INSTRUCTIONS TO FOLLOW | Reproduce nothing but the lines from the start of the material through the line that includes "const barStyle = (color: string)", both ends included, and omit every picture.

>> start DATA

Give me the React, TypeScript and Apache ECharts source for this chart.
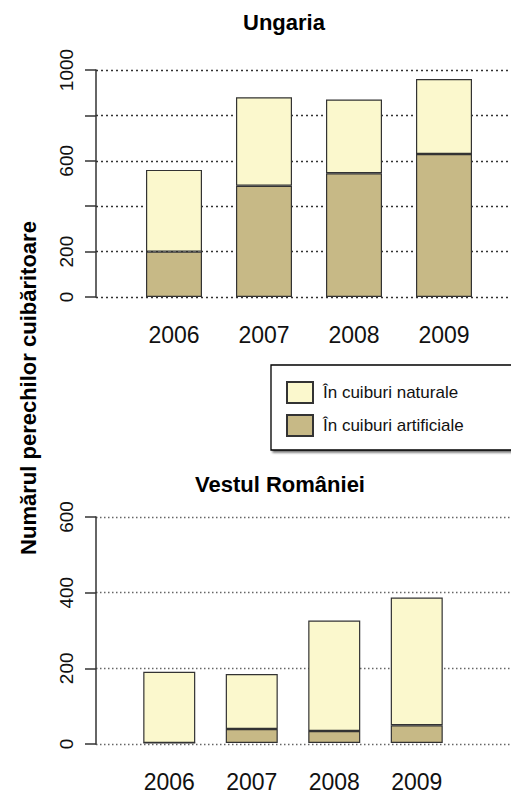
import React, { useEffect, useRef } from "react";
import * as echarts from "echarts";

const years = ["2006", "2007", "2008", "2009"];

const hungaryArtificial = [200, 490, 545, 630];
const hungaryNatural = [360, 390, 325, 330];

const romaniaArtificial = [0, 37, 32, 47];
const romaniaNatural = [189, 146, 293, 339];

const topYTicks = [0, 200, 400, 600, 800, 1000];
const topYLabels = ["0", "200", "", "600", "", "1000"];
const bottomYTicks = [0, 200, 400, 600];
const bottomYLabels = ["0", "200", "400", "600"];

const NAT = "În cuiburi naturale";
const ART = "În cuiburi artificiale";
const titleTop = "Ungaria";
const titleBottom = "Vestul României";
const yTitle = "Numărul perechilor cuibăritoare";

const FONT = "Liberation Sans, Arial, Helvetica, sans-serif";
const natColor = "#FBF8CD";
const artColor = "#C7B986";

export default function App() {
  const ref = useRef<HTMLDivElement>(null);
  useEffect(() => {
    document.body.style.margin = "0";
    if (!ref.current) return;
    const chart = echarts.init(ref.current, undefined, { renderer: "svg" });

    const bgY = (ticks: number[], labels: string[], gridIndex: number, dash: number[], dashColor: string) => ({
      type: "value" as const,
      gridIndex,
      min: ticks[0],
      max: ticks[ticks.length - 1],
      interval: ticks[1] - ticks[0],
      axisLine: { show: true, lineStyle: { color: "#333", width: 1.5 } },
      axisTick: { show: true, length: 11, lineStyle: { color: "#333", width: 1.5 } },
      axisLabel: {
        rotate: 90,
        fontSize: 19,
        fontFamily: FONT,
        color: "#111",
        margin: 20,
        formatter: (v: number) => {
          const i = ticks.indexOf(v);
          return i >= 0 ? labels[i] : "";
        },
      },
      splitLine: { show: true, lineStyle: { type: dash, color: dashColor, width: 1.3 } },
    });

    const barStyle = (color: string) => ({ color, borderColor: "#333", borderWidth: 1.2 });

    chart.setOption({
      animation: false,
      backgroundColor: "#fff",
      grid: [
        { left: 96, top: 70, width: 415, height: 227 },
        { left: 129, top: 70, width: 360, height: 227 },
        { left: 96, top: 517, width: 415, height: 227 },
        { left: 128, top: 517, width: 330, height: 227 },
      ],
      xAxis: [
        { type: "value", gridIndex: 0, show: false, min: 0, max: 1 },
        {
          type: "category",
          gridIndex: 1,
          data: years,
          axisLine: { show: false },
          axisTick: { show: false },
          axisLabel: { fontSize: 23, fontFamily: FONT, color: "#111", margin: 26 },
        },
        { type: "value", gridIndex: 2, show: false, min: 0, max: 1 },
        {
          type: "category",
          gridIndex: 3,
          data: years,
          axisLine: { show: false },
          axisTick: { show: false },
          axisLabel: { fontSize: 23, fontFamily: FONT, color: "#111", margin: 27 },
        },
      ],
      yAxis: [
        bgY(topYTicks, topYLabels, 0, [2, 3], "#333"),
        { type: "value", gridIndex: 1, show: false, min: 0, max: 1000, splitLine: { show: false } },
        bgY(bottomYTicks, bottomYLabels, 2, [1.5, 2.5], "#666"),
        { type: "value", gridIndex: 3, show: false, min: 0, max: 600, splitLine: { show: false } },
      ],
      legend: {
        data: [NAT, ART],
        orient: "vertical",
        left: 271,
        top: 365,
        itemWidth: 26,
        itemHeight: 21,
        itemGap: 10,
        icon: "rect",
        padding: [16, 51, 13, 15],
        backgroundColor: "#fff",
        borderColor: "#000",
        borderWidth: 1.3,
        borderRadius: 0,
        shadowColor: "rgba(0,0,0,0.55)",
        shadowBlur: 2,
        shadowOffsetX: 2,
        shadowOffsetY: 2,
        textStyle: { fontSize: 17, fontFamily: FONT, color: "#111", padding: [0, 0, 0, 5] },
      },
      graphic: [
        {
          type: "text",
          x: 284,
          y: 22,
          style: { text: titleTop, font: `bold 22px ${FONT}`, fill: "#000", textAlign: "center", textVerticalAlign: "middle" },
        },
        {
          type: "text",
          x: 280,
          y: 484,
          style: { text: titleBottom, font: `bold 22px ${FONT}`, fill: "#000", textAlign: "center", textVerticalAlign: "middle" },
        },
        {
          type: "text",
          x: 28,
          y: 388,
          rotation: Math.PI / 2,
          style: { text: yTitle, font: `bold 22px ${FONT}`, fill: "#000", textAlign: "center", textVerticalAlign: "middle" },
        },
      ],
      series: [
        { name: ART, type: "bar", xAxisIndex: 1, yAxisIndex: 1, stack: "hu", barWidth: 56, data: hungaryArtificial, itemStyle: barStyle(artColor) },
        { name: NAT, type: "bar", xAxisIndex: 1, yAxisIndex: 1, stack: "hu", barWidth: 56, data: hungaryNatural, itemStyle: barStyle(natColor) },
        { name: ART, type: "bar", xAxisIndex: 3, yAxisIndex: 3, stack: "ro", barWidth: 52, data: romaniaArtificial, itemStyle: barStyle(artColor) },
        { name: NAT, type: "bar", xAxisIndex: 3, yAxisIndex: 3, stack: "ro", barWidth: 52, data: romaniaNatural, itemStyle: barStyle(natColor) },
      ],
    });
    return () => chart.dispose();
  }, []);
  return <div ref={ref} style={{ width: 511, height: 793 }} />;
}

>> end DATA

SOLUTION FOR THIS TASK |
Give me the React, TypeScript and Apache ECharts source for this chart.
import React, { useEffect, useRef } from "react";
import * as echarts from "echarts";

const years = ["2006", "2007", "2008", "2009"];

const hungaryArtificial = [200, 490, 545, 630];
const hungaryNatural = [360, 390, 325, 330];

const romaniaArtificial = [0, 37, 32, 47];
const romaniaNatural = [189, 146, 293, 339];

const topYTicks = [0, 200, 400, 600, 800, 1000];
const topYLabels = ["0", "200", "", "600", "", "1000"];
const bottomYTicks = [0, 200, 400, 600];
const bottomYLabels = ["0", "200", "400", "600"];

const NAT = "În cuiburi naturale";
const ART = "În cuiburi artificiale";
const titleTop = "Ungaria";
const titleBottom = "Vestul României";
const yTitle = "Numărul perechilor cuibăritoare";

const FONT = "Liberation Sans, Arial, Helvetica, sans-serif";
const natColor = "#FBF8CD";
const artColor = "#C7B986";

export default function App() {
  const ref = useRef<HTMLDivElement>(null);
  useEffect(() => {
    document.body.style.margin = "0";
    if (!ref.current) return;
    const chart = echarts.init(ref.current, undefined, { renderer: "svg" });

    const bgY = (ticks: number[], labels: string[], gridIndex: number, dash: number[], dashColor: string) => ({
      type: "value" as const,
      gridIndex,
      min: ticks[0],
      max: ticks[ticks.length - 1],
      interval: ticks[1] - ticks[0],
      axisLine: { show: true, lineStyle: { color: "#333", width: 1.5 } },
      axisTick: { show: true, length: 11, lineStyle: { color: "#333", width: 1.5 } },
      axisLabel: {
        rotate: 90,
        fontSize: 19,
        fontFamily: FONT,
        color: "#111",
        margin: 20,
        formatter: (v: number) => {
          const i = ticks.indexOf(v);
          return i >= 0 ? labels[i] : "";
        },
      },
      splitLine: { show: true, lineStyle: { type: dash, color: dashColor, width: 1.3 } },
    });

    const barStyle = (color: string) => ({ color, borderColor: "#333", borderWidth: 1.2 });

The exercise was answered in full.